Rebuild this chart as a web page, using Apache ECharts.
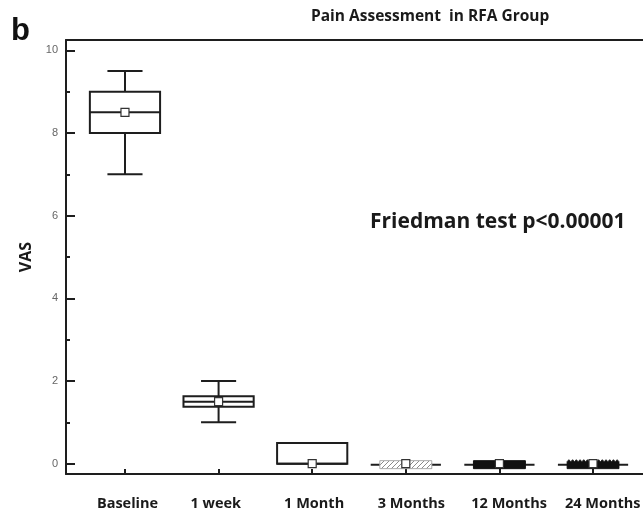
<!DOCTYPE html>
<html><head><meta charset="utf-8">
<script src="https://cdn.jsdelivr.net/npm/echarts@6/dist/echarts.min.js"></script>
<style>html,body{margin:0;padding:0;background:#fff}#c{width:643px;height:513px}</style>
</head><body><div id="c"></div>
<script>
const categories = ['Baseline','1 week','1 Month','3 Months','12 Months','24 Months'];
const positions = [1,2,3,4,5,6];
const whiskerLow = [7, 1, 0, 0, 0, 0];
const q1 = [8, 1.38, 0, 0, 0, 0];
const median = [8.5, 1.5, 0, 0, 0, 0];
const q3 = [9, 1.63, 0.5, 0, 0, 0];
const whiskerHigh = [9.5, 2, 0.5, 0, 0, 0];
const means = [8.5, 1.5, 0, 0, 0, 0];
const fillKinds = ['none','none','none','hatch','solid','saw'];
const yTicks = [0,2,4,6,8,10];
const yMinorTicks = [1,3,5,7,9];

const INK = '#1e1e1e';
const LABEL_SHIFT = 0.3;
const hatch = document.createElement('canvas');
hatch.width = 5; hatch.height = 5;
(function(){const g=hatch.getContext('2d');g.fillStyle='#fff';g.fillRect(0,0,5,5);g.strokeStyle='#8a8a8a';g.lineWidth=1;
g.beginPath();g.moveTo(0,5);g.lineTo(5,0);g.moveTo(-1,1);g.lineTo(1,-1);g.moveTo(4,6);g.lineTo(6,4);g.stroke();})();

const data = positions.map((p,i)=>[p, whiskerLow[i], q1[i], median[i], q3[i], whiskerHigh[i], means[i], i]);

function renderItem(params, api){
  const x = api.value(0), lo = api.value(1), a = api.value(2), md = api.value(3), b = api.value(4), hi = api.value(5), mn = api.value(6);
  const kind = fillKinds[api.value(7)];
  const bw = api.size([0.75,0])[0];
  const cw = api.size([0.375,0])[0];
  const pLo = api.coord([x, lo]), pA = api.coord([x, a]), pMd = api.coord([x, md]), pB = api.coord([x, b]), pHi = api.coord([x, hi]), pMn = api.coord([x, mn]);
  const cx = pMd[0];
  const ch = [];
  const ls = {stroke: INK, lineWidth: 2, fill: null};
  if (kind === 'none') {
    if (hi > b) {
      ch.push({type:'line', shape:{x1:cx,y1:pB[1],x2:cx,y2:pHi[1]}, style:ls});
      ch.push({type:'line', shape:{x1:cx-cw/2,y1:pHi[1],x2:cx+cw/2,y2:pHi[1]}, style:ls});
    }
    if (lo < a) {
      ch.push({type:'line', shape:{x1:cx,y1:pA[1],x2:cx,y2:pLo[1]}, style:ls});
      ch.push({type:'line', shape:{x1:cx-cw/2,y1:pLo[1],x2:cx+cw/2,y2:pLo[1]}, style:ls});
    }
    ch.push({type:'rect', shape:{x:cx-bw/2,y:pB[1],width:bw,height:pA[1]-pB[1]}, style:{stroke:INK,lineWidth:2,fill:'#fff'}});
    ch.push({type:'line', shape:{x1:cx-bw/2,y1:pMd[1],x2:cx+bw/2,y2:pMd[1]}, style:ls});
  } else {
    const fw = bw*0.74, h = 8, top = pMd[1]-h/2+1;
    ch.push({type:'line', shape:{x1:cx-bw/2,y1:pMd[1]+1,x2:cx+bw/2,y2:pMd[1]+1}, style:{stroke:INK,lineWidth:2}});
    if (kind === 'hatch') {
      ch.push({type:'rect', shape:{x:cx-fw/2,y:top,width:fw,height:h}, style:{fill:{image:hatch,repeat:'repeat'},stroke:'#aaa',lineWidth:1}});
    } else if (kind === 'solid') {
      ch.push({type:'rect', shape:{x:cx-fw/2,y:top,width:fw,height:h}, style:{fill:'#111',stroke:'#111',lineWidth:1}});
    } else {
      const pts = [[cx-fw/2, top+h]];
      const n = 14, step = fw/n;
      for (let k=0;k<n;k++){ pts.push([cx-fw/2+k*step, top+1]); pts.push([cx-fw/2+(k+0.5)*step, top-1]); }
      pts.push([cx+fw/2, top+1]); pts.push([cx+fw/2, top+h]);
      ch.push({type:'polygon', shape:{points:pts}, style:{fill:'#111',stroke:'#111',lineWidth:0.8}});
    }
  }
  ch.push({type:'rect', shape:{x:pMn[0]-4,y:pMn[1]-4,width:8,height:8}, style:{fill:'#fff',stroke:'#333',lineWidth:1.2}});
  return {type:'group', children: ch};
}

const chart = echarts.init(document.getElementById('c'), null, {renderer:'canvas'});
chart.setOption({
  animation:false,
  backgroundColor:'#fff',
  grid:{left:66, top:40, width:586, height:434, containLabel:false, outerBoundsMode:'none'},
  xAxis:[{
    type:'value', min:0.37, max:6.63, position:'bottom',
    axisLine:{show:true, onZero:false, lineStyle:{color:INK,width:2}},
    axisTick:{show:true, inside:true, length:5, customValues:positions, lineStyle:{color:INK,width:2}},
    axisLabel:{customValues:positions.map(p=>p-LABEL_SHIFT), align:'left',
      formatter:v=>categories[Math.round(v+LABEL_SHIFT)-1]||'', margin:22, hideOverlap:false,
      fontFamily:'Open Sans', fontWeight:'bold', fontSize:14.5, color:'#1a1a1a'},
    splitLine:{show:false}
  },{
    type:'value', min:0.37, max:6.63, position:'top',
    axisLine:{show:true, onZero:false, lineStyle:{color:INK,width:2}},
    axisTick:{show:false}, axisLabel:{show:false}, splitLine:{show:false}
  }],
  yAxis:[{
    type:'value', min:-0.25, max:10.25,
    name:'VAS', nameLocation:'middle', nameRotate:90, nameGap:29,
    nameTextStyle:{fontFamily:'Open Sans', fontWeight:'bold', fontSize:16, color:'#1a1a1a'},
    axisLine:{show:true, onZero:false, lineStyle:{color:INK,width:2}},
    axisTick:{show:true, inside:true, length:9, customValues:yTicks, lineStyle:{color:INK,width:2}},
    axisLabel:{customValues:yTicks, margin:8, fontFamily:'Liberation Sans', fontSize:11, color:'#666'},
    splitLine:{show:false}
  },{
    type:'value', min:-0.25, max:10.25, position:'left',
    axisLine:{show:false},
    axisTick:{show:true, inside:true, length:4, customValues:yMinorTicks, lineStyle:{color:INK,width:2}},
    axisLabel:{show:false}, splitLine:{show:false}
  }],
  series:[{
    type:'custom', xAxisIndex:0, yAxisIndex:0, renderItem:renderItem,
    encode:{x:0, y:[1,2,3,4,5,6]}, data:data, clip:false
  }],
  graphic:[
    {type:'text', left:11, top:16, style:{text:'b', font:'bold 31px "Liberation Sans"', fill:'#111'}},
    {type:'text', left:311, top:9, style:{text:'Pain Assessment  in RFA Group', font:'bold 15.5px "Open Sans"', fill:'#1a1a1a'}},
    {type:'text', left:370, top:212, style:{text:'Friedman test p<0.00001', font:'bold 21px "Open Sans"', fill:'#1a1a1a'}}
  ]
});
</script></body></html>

---

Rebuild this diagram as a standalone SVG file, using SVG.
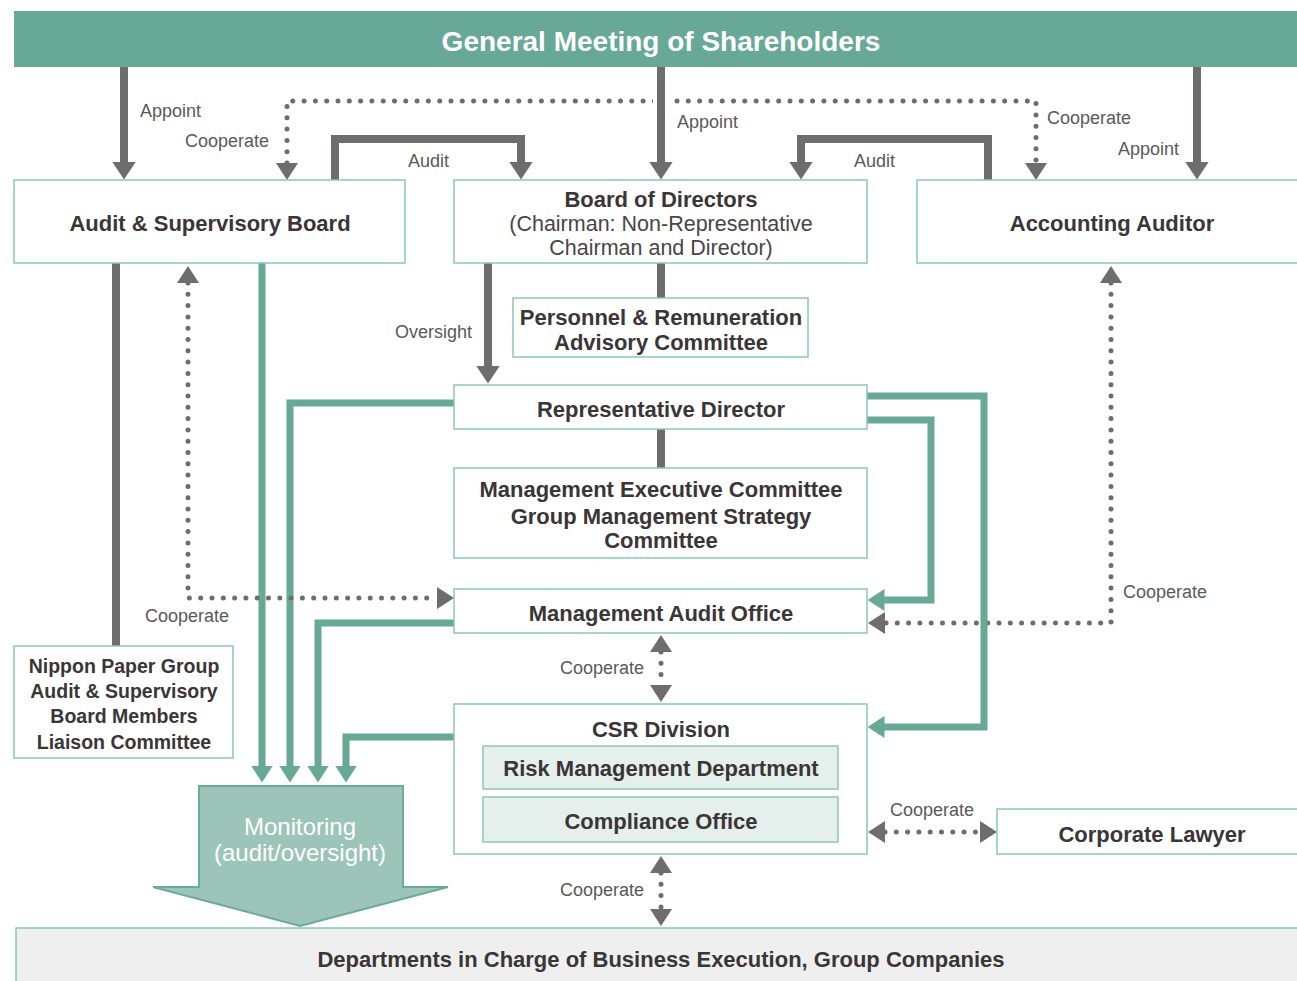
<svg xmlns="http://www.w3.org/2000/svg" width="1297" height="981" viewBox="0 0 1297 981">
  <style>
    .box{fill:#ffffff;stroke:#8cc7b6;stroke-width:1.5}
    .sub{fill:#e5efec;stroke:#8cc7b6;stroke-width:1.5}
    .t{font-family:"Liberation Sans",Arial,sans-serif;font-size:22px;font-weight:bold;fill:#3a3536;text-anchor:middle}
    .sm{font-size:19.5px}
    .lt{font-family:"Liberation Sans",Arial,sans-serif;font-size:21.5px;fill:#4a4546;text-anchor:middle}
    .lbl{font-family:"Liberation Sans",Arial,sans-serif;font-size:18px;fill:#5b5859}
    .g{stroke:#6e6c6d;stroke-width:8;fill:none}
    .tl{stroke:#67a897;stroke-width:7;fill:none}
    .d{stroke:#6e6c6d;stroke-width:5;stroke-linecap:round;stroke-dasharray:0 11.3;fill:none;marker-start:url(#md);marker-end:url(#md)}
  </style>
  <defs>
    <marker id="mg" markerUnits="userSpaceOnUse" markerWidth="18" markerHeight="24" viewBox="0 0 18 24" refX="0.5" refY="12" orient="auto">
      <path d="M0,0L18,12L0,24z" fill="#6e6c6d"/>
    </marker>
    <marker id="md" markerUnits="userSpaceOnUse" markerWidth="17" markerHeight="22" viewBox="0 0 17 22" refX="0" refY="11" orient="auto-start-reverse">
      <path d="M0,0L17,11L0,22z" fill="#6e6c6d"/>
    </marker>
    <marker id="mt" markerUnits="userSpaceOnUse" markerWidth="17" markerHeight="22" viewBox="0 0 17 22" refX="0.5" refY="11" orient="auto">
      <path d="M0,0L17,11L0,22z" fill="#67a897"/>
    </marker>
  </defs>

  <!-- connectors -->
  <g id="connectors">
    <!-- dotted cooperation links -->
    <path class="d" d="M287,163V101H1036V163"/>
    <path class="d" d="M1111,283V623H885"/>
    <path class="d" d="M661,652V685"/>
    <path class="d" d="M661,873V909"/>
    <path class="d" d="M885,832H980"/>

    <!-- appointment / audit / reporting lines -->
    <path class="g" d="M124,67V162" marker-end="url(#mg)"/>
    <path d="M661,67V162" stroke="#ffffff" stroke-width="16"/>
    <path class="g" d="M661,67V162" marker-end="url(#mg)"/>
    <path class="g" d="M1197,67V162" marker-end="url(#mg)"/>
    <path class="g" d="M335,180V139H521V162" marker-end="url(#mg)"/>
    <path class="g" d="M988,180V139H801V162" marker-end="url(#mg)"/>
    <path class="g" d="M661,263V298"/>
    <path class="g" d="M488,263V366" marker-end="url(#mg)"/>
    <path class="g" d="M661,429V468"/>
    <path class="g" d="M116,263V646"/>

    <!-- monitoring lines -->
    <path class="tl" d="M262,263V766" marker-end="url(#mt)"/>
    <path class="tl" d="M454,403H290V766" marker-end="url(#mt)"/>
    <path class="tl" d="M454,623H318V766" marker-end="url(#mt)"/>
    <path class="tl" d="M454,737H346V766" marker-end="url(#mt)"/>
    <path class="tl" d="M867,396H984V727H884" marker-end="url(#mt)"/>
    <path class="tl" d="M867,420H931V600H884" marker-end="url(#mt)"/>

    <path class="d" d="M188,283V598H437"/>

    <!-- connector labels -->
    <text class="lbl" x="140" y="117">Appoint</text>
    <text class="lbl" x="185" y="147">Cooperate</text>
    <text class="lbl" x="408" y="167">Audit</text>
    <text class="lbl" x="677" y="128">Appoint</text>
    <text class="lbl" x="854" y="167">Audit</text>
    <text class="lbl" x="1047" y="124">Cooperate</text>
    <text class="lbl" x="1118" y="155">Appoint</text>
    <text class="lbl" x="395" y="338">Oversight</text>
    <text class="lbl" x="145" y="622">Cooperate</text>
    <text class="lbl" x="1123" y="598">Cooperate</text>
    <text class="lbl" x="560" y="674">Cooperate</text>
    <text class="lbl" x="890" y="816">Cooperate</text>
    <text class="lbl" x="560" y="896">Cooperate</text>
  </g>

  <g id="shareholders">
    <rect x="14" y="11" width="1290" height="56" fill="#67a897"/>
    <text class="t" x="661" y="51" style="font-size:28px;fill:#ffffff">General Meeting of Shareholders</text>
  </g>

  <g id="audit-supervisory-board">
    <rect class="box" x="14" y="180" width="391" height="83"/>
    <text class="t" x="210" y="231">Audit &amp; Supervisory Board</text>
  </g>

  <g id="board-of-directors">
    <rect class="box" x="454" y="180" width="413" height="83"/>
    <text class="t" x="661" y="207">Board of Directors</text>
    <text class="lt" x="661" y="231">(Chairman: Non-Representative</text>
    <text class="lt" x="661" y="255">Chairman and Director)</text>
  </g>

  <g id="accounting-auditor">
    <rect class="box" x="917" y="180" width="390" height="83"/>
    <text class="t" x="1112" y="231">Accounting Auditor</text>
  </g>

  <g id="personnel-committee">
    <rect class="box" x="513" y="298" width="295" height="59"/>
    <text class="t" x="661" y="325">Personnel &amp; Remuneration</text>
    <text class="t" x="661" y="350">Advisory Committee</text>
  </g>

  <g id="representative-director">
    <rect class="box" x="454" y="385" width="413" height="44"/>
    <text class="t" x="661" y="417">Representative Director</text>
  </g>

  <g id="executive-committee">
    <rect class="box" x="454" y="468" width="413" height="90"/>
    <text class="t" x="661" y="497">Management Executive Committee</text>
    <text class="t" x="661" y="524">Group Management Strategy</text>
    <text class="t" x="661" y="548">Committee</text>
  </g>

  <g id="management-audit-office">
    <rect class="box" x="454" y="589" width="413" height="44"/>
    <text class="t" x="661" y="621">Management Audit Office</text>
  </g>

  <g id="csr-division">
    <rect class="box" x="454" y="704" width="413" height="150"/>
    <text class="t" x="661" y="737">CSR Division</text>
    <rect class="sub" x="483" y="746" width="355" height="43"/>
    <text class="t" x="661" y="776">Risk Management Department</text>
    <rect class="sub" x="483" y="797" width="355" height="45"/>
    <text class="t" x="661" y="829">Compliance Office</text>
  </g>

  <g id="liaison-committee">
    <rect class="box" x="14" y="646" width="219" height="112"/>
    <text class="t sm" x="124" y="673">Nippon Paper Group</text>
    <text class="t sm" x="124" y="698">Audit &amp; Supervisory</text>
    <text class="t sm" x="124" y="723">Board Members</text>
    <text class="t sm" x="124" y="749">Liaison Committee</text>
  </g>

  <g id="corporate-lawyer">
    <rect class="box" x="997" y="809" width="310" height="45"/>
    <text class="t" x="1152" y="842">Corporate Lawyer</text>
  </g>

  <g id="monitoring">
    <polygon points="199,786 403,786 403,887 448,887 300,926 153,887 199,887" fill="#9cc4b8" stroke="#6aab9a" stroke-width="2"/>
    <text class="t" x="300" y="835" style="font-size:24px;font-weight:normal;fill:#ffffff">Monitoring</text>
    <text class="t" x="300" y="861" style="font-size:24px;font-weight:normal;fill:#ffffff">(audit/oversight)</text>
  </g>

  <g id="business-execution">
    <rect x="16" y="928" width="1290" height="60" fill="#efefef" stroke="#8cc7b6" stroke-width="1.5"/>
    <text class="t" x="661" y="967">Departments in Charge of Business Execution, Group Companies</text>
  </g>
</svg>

PROMPT — Omit all pictures, then copy the lines between the ones holding "Rebuild this chart" and "whiskerHigh[i], means[i], i]);", inclusive.

FULL SOLUTION —
Rebuild this chart as a web page, using Apache ECharts.
<!DOCTYPE html>
<html><head><meta charset="utf-8">
<script src="https://cdn.jsdelivr.net/npm/echarts@6/dist/echarts.min.js"></script>
<style>html,body{margin:0;padding:0;background:#fff}#c{width:643px;height:513px}</style>
</head><body><div id="c"></div>
<script>
const categories = ['Baseline','1 week','1 Month','3 Months','12 Months','24 Months'];
const positions = [1,2,3,4,5,6];
const whiskerLow = [7, 1, 0, 0, 0, 0];
const q1 = [8, 1.38, 0, 0, 0, 0];
const median = [8.5, 1.5, 0, 0, 0, 0];
const q3 = [9, 1.63, 0.5, 0, 0, 0];
const whiskerHigh = [9.5, 2, 0.5, 0, 0, 0];
const means = [8.5, 1.5, 0, 0, 0, 0];
const fillKinds = ['none','none','none','hatch','solid','saw'];
const yTicks = [0,2,4,6,8,10];
const yMinorTicks = [1,3,5,7,9];

const INK = '#1e1e1e';
const LABEL_SHIFT = 0.3;
const hatch = document.createElement('canvas');
hatch.width = 5; hatch.height = 5;
(function(){const g=hatch.getContext('2d');g.fillStyle='#fff';g.fillRect(0,0,5,5);g.strokeStyle='#8a8a8a';g.lineWidth=1;
g.beginPath();g.moveTo(0,5);g.lineTo(5,0);g.moveTo(-1,1);g.lineTo(1,-1);g.moveTo(4,6);g.lineTo(6,4);g.stroke();})();

const data = positions.map((p,i)=>[p, whiskerLow[i], q1[i], median[i], q3[i], whiskerHigh[i], means[i], i]);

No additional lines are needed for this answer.